WHAT DO DEBT COLLECTORS DO?
Debt collectors help companies get paid. Their job is to track down people who owe money from overdue bills and negotiate payment. Usually, this is done over the phone or by mail. If that person is no longer at that address or phone number, they may try to track them down using the web, post office or other means. Debt collectors often work for third-party companies, but some work in house.
Once contacted, debt collectors remind people of their overdue bills and do their best to negotiate payment. This may mean negotiating a payment plan, or in extreme situations, legal action. Debt collectors keep track of the debtors to make sure that they are repaying what is owed.
HOW MUCH DO DEBT COLLECTORS MAKE?
According to the Bureau of Labor Statistics (BLS), debt collectors in 2010 made a median annual income of $31,310, or $15.05 per hour.
WHAT ARE THE EDUCATION REQUIREMENTS?
Debt collectors must have at least a high school diploma. Courses in accounting, finance or similar might be helpful.
JOB SKILLS AND REQUIREMENTS
- Listening: When speaking to a debtor, it is important to listen to why they are in debt.

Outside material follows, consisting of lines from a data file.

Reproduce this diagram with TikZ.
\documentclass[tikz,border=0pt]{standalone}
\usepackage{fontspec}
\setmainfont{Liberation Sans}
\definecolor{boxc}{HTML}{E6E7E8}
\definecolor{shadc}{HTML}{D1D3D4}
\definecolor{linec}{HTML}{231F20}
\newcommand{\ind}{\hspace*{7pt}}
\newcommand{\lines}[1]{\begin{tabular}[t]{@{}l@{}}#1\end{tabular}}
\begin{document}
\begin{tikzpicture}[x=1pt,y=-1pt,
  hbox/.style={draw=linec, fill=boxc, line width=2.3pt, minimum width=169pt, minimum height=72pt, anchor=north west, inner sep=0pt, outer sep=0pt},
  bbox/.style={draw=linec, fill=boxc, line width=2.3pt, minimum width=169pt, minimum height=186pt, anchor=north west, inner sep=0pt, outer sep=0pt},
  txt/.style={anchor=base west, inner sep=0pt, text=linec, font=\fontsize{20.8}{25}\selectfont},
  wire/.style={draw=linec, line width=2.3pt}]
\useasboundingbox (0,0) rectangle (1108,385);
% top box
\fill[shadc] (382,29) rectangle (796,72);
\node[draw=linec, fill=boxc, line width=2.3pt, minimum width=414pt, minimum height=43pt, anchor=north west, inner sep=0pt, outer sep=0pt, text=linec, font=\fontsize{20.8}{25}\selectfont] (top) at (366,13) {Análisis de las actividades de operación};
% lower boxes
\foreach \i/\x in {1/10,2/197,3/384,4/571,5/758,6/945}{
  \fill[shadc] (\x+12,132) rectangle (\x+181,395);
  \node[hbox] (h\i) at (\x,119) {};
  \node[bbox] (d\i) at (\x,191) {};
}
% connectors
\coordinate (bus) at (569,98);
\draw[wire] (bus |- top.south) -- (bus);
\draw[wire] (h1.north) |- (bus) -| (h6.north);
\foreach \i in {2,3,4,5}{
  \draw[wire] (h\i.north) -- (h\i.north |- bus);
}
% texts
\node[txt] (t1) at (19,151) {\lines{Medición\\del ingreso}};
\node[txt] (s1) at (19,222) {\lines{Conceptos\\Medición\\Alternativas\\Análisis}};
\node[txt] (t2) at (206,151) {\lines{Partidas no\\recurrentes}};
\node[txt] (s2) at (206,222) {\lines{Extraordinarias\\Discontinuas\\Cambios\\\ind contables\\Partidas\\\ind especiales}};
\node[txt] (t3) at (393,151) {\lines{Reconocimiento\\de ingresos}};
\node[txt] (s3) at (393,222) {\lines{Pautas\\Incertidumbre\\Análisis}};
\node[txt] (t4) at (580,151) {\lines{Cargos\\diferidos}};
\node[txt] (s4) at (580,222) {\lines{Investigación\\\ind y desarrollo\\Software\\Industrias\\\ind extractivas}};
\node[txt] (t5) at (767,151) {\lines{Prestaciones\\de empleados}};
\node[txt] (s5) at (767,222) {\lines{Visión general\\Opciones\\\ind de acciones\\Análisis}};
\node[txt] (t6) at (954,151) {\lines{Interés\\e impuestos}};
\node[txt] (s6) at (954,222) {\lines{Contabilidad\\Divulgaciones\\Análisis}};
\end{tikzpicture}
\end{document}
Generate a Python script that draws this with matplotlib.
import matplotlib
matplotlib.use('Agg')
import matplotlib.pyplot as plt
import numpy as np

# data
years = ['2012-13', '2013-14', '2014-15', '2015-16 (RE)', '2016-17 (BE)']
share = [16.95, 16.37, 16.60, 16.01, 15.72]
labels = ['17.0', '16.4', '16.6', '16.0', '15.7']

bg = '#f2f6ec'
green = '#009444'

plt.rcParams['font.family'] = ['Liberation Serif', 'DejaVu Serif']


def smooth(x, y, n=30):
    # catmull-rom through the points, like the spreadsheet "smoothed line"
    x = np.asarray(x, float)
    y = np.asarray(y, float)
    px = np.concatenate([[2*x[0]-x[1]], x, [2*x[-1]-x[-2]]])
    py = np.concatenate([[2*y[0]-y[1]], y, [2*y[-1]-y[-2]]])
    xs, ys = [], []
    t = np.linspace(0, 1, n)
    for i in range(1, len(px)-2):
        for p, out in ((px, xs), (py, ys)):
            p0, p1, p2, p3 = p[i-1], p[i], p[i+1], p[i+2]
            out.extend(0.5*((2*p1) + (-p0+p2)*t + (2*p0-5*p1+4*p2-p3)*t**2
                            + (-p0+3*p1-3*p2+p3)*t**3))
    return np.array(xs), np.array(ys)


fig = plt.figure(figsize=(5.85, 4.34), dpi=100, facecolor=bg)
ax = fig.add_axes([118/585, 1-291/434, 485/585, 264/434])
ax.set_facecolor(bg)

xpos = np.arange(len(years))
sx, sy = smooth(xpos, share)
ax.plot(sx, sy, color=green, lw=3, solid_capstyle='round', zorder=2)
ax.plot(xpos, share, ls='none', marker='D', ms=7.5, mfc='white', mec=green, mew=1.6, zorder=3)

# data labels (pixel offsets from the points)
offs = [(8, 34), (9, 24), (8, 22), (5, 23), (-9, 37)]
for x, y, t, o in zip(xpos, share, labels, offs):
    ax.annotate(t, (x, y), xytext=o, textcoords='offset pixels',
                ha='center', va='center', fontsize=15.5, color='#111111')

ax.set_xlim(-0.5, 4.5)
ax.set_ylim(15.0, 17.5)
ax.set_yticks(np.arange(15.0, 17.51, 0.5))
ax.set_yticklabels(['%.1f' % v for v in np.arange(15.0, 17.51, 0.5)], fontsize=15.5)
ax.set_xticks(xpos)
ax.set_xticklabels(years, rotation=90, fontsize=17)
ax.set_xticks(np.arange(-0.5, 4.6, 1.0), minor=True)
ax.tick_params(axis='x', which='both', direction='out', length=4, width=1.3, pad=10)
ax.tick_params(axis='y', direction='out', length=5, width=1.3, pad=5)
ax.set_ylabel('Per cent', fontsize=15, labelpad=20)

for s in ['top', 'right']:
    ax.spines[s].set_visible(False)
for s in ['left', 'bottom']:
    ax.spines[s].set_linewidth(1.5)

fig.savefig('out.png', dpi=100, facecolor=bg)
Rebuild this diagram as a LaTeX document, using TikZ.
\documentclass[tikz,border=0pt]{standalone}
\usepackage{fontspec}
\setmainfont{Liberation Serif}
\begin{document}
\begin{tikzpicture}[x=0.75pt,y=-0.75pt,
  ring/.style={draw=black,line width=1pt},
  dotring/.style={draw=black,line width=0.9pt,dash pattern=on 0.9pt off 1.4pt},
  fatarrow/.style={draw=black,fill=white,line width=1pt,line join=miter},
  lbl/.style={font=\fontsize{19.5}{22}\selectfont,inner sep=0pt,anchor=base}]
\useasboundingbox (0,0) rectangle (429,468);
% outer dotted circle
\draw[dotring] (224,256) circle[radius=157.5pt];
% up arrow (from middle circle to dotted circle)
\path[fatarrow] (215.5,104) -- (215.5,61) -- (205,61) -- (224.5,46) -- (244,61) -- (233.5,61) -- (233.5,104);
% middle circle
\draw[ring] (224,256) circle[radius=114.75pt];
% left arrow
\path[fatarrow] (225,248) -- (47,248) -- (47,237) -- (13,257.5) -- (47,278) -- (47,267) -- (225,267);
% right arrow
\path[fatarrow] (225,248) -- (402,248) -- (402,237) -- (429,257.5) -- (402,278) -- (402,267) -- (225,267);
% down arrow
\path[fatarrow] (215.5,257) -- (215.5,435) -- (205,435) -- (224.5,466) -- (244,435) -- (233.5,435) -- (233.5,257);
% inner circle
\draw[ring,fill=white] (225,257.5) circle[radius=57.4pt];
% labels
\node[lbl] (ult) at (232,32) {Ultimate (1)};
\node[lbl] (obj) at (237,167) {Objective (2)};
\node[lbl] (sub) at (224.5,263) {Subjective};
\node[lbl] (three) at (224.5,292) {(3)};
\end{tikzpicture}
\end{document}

This will help the debt collector determine a solution.
- Negotiation: Working with debtors to start some sort of payment plan, or outright repayment of a debt requires good negotiation skills.
- Speaking: Debt collectors spend most of their time on the phone talking with debtors. Being a good speaker is useful.
- Persistence: Some debtors do not want to be found, or may not be responsive when called by a debt collector. Successful debt collectors do not take no for an answer.
THE FUTURE OF DEBT COLLECTORS
According to the BLS, debt collector jobs will grow at an average speed between 2010 and 2020.